* **WHAT NEEDS TO BE DONE**
Below is a listing to transcribe in full and exactly; keep the pictures out.

* **DATASET EXTRACT**
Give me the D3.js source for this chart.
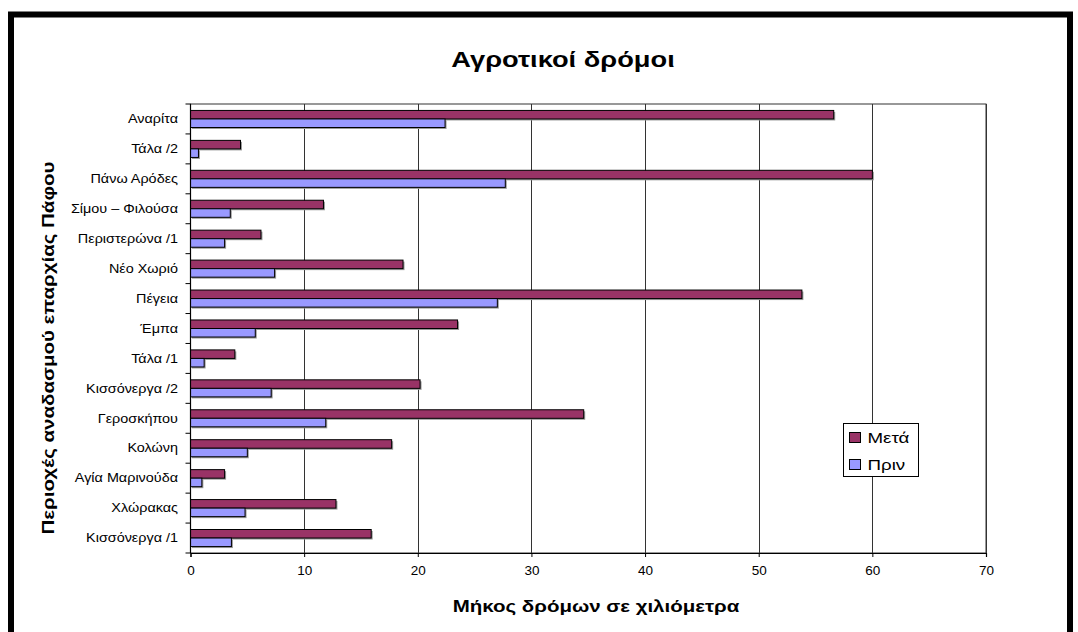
<!DOCTYPE html>
<html>
<head>
<meta charset="utf-8">
<script src="https://cdn.jsdelivr.net/npm/d3@7"></script>
<style>
  html, body { margin: 0; padding: 0; background: #fff; }
  svg { display: block; font-family: "Liberation Sans", Arial, sans-serif; }
</style>
</head>
<body>
<svg id="chart" width="1078" height="632"></svg>
<script>
// Regions of the Paphos district land consolidation (top to bottom)
const categories = [
  "Αναρίτα", "Τάλα /2", "Πάνω  Αρόδες", "Σίμου – Φιλούσα", "Περιστερώνα /1",
  "Νέο Χωριό", "Πέγεια", "Έμπα", "Τάλα /1", "Κισσόνεργα /2",
  "Γεροσκήπου", "Κολώνη", "Αγία Μαρινούδα", "Χλώρακας", "Κισσόνεργα /1"
];
const seriesNames = ["Μετά", "Πριν"];
// Rural road length in km, after consolidation
const afterValues = [56.6, 4.4, 60.0, 11.7, 6.2, 18.7, 53.8, 23.5, 3.9, 20.2, 34.6, 17.7, 3.0, 12.8, 15.9];
// Rural road length in km, before consolidation
const beforeValues = [22.4, 0.7, 27.7, 3.5, 3.0, 7.4, 27.0, 5.7, 1.2, 7.1, 11.9, 5.0, 1.0, 4.8, 3.6];
const xTicks = [0, 10, 20, 30, 40, 50, 60, 70];
const colors = ["#993366", "#9999FF"];

const svg = d3.select("#chart");

// outer frame
svg.append("rect")
  .attr("x", 11).attr("y", 14.5)
  .attr("width", 1059).attr("height", 700)
  .attr("fill", "#fff").attr("stroke", "#000").attr("stroke-width", 6);

const plot = { left: 190.5, right: 986, top: 104, bottom: 553 };

const x = d3.scaleLinear().domain([0, 70]).range([plot.left, plot.right]);
const y = d3.scaleBand().domain(categories).range([plot.top, plot.bottom])
  .paddingInner(0.43).paddingOuter(0.215);
const ySub = d3.scaleBand().domain(seriesNames).range([0, y.bandwidth()]);

// plot area background
svg.append("rect")
  .attr("x", plot.left).attr("y", plot.top)
  .attr("width", plot.right - plot.left).attr("height", plot.bottom - plot.top)
  .attr("fill", "#fff").attr("stroke", "#333").attr("stroke-width", 1);

// vertical gridlines
svg.append("g").selectAll("line")
  .data(xTicks.slice(1))
  .join("line")
  .attr("x1", d => Math.round(x(d)) + 0.5).attr("x2", d => Math.round(x(d)) + 0.5)
  .attr("y1", plot.top).attr("y2", plot.bottom)
  .attr("stroke", "#333").attr("stroke-width", 1);

// bars
const rows = categories.map((c, i) => ({ cat: c, vals: [afterValues[i], beforeValues[i]] }));
const groups = svg.append("g").selectAll("g")
  .data(rows)
  .join("g")
  .attr("transform", d => `translate(0,${y(d.cat)})`);

// soft shadow under each bar
groups.selectAll("rect.shadow")
  .data(d => d.vals.map((v, k) => ({ v, s: seriesNames[k], k })))
  .join("rect")
  .attr("class", "shadow")
  .attr("x", x(0) + 1.5)
  .attr("y", d => ySub(d.s) + 1.5)
  .attr("width", d => x(d.v) - x(0))
  .attr("height", ySub.bandwidth())
  .attr("fill", "#999");

groups.selectAll("rect.bar")
  .data(d => d.vals.map((v, k) => ({ v, s: seriesNames[k], k })))
  .join("rect")
  .attr("class", "bar")
  .attr("x", x(0))
  .attr("y", d => ySub(d.s))
  .attr("width", d => x(d.v) - x(0))
  .attr("height", ySub.bandwidth())
  .attr("fill", d => colors[d.k])
  .attr("stroke", "#000").attr("stroke-width", 1);

// y axis line and tick marks between categories
svg.append("line")
  .attr("x1", plot.left).attr("x2", plot.left)
  .attr("y1", plot.top).attr("y2", plot.bottom)
  .attr("stroke", "#000").attr("stroke-width", 1.2);
const step = y.step();
svg.append("g").selectAll("line")
  .data(d3.range(categories.length + 1))
  .join("line")
  .attr("x1", plot.left - 5).attr("x2", plot.left)
  .attr("y1", i => plot.top + i * step).attr("y2", i => plot.top + i * step)
  .attr("stroke", "#000").attr("stroke-width", 1);

// category labels (slightly wide lettering)
svg.append("g").selectAll("text")
  .data(categories)
  .join("text")
  .attr("transform", d => `translate(178,${y(d) + y.bandwidth() / 2}) scale(1.2,1)`)
  .attr("dy", "0.35em")
  .attr("text-anchor", "end")
  .attr("font-size", 12)
  .attr("fill", "#000")
  .text(d => d);

// x axis
const xAxis = d3.axisBottom(x).tickValues(xTicks).tickSize(4).tickPadding(8).tickFormat(d3.format("d"));
const gx = svg.append("g")
  .attr("transform", `translate(0,${plot.bottom})`)
  .call(xAxis);
gx.select(".domain").attr("stroke", "#000").attr("stroke-width", 1.2);
gx.selectAll(".tick line").attr("stroke", "#000");
gx.selectAll("text")
  .attr("font-size", 13.5)
  .attr("font-family", "\"Liberation Sans\", Arial, sans-serif")
  .attr("fill", "#000");

// title
svg.append("text")
  .attr("transform", "translate(563,67) scale(1.24,1)")
  .attr("text-anchor", "middle")
  .attr("font-size", 22).attr("font-weight", "bold")
  .text("Αγροτικοί δρόμοι");

// axis titles
svg.append("text")
  .attr("transform", "translate(596,612) scale(1.28,1)")
  .attr("text-anchor", "middle")
  .attr("font-size", 16).attr("font-weight", "bold")
  .text("Μήκος δρόμων σε χιλιόμετρα");

svg.append("text")
  .attr("transform", "translate(53.5,348) rotate(-90) scale(1.28,1)")
  .attr("text-anchor", "middle")
  .attr("font-size", 16).attr("font-weight", "bold")
  .text("Περιοχές αναδασμού επαρχίας Πάφου");

// legend
const legend = svg.append("g").attr("transform", "translate(843.5,423.5)");
legend.append("rect")
  .attr("width", 75).attr("height", 53)
  .attr("fill", "#fff").attr("stroke", "#000").attr("stroke-width", 1);
const li = legend.selectAll("g.item")
  .data(seriesNames)
  .join("g")
  .attr("class", "item")
  .attr("transform", (d, i) => `translate(6,${9 + i * 27})`);
li.append("rect")
  .attr("width", 11).attr("height", 10)
  .attr("fill", (d, i) => colors[i])
  .attr("stroke", "#000").attr("stroke-width", 1);
li.append("text")
  .attr("transform", "translate(18,5) scale(1.25,1)")
  .attr("dy", "0.36em")
  .attr("font-size", 15)
  .text(d => d);
</script>
</body>
</html>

* **FINAL RESULT**
Give me the D3.js source for this chart.
<!DOCTYPE html>
<html>
<head>
<meta charset="utf-8">
<script src="https://cdn.jsdelivr.net/npm/d3@7"></script>
<style>
  html, body { margin: 0; padding: 0; background: #fff; }
  svg { display: block; font-family: "Liberation Sans", Arial, sans-serif; }
</style>
</head>
<body>
<svg id="chart" width="1078" height="632"></svg>
<script>
// Regions of the Paphos district land consolidation (top to bottom)
const categories = [
  "Αναρίτα", "Τάλα /2", "Πάνω  Αρόδες", "Σίμου – Φιλούσα", "Περιστερώνα /1",
  "Νέο Χωριό", "Πέγεια", "Έμπα", "Τάλα /1", "Κισσόνεργα /2",
  "Γεροσκήπου", "Κολώνη", "Αγία Μαρινούδα", "Χλώρακας", "Κισσόνεργα /1"
];
const seriesNames = ["Μετά", "Πριν"];
// Rural road length in km, after consolidation
const afterValues = [56.6, 4.4, 60.0, 11.7, 6.2, 18.7, 53.8, 23.5, 3.9, 20.2, 34.6, 17.7, 3.0, 12.8, 15.9];
// Rural road length in km, before consolidation
const beforeValues = [22.4, 0.7, 27.7, 3.5, 3.0, 7.4, 27.0, 5.7, 1.2, 7.1, 11.9, 5.0, 1.0, 4.8, 3.6];
const xTicks = [0, 10, 20, 30, 40, 50, 60, 70];
const colors = ["#993366", "#9999FF"];

const svg = d3.select("#chart");

// outer frame
svg.append("rect")
  .attr("x", 11).attr("y", 14.5)
  .attr("width", 1059).attr("height", 700)
  .attr("fill", "#fff").attr("stroke", "#000").attr("stroke-width", 6);

const plot = { left: 190.5, right: 986, top: 104, bottom: 553 };

const x = d3.scaleLinear().domain([0, 70]).range([plot.left, plot.right]);
const y = d3.scaleBand().domain(categories).range([plot.top, plot.bottom])
  .paddingInner(0.43).paddingOuter(0.215);
const ySub = d3.scaleBand().domain(seriesNames).range([0, y.bandwidth()]);

// plot area background
svg.append("rect")
  .attr("x", plot.left).attr("y", plot.top)
  .attr("width", plot.right - plot.left).attr("height", plot.bottom - plot.top)
  .attr("fill", "#fff").attr("stroke", "#333").attr("stroke-width", 1);

// vertical gridlines
svg.append("g").selectAll("line")
  .data(xTicks.slice(1))
  .join("line")
  .attr("x1", d => Math.round(x(d)) + 0.5).attr("x2", d => Math.round(x(d)) + 0.5)
  .attr("y1", plot.top).attr("y2", plot.bottom)
  .attr("stroke", "#333").attr("stroke-width", 1);

// bars
const rows = categories.map((c, i) => ({ cat: c, vals: [afterValues[i], beforeValues[i]] }));
const groups = svg.append("g").selectAll("g")
  .data(rows)
  .join("g")
  .attr("transform", d => `translate(0,${y(d.cat)})`);

// soft shadow under each bar
groups.selectAll("rect.shadow")
  .data(d => d.vals.map((v, k) => ({ v, s: seriesNames[k], k })))
  .join("rect")
  .attr("class", "shadow")
  .attr("x", x(0) + 1.5)
  .attr("y", d => ySub(d.s) + 1.5)
  .attr("width", d => x(d.v) - x(0))
  .attr("height", ySub.bandwidth())
  .attr("fill", "#999");

groups.selectAll("rect.bar")
  .data(d => d.vals.map((v, k) => ({ v, s: seriesNames[k], k })))
  .join("rect")
  .attr("class", "bar")
  .attr("x", x(0))
  .attr("y", d => ySub(d.s))
  .attr("width", d => x(d.v) - x(0))
  .attr("height", ySub.bandwidth())
  .attr("fill", d => colors[d.k])
  .attr("stroke", "#000").attr("stroke-width", 1);

// y axis line and tick marks between categories
svg.append("line")
  .attr("x1", plot.left).attr("x2", plot.left)
  .attr("y1", plot.top).attr("y2", plot.bottom)
  .attr("stroke", "#000").attr("stroke-width", 1.2);
const step = y.step();
svg.append("g").selectAll("line")
  .data(d3.range(categories.length + 1))
  .join("line")
  .attr("x1", plot.left - 5).attr("x2", plot.left)
  .attr("y1", i => plot.top + i * step).attr("y2", i => plot.top + i * step)
  .attr("stroke", "#000").attr("stroke-width", 1);

// category labels (slightly wide lettering)
svg.append("g").selectAll("text")
  .data(categories)
  .join("text")
  .attr("transform", d => `translate(178,${y(d) + y.bandwidth() / 2}) scale(1.2,1)`)
  .attr("dy", "0.35em")
  .attr("text-anchor", "end")
  .attr("font-size", 12)
  .attr("fill", "#000")
  .text(d => d);

// x axis
const xAxis = d3.axisBottom(x).tickValues(xTicks).tickSize(4).tickPadding(8).tickFormat(d3.format("d"));
const gx = svg.append("g")
  .attr("transform", `translate(0,${plot.bottom})`)
  .call(xAxis);
gx.select(".domain").attr("stroke", "#000").attr("stroke-width", 1.2);
gx.selectAll(".tick line").attr("stroke", "#000");
gx.selectAll("text")
  .attr("font-size", 13.5)
  .attr("font-family", "\"Liberation Sans\", Arial, sans-serif")
  .attr("fill", "#000");

// title
svg.append("text")
  .attr("transform", "translate(563,67) scale(1.24,1)")
  .attr("text-anchor", "middle")
  .attr("font-size", 22).attr("font-weight", "bold")
  .text("Αγροτικοί δρόμοι");

// axis titles
svg.append("text")
  .attr("transform", "translate(596,612) scale(1.28,1)")
  .attr("text-anchor", "middle")
  .attr("font-size", 16).attr("font-weight", "bold")
  .text("Μήκος δρόμων σε χιλιόμετρα");

svg.append("text")
  .attr("transform", "translate(53.5,348) rotate(-90) scale(1.28,1)")
  .attr("text-anchor", "middle")
  .attr("font-size", 16).attr("font-weight", "bold")
  .text("Περιοχές αναδασμού επαρχίας Πάφου");

// legend
const legend = svg.append("g").attr("transform", "translate(843.5,423.5)");
legend.append("rect")
  .attr("width", 75).attr("height", 53)
  .attr("fill", "#fff").attr("stroke", "#000").attr("stroke-width", 1);
const li = legend.selectAll("g.item")
  .data(seriesNames)
  .join("g")
  .attr("class", "item")
  .attr("transform", (d, i) => `translate(6,${9 + i * 27})`);
li.append("rect")
  .attr("width", 11).attr("height", 10)
  .attr("fill", (d, i) => colors[i])
  .attr("stroke", "#000").attr("stroke-width", 1);
li.append("text")
  .attr("transform", "translate(18,5) scale(1.25,1)")
  .attr("dy", "0.36em")
  .attr("font-size", 15)
  .text(d => d);
</script>
</body>
</html>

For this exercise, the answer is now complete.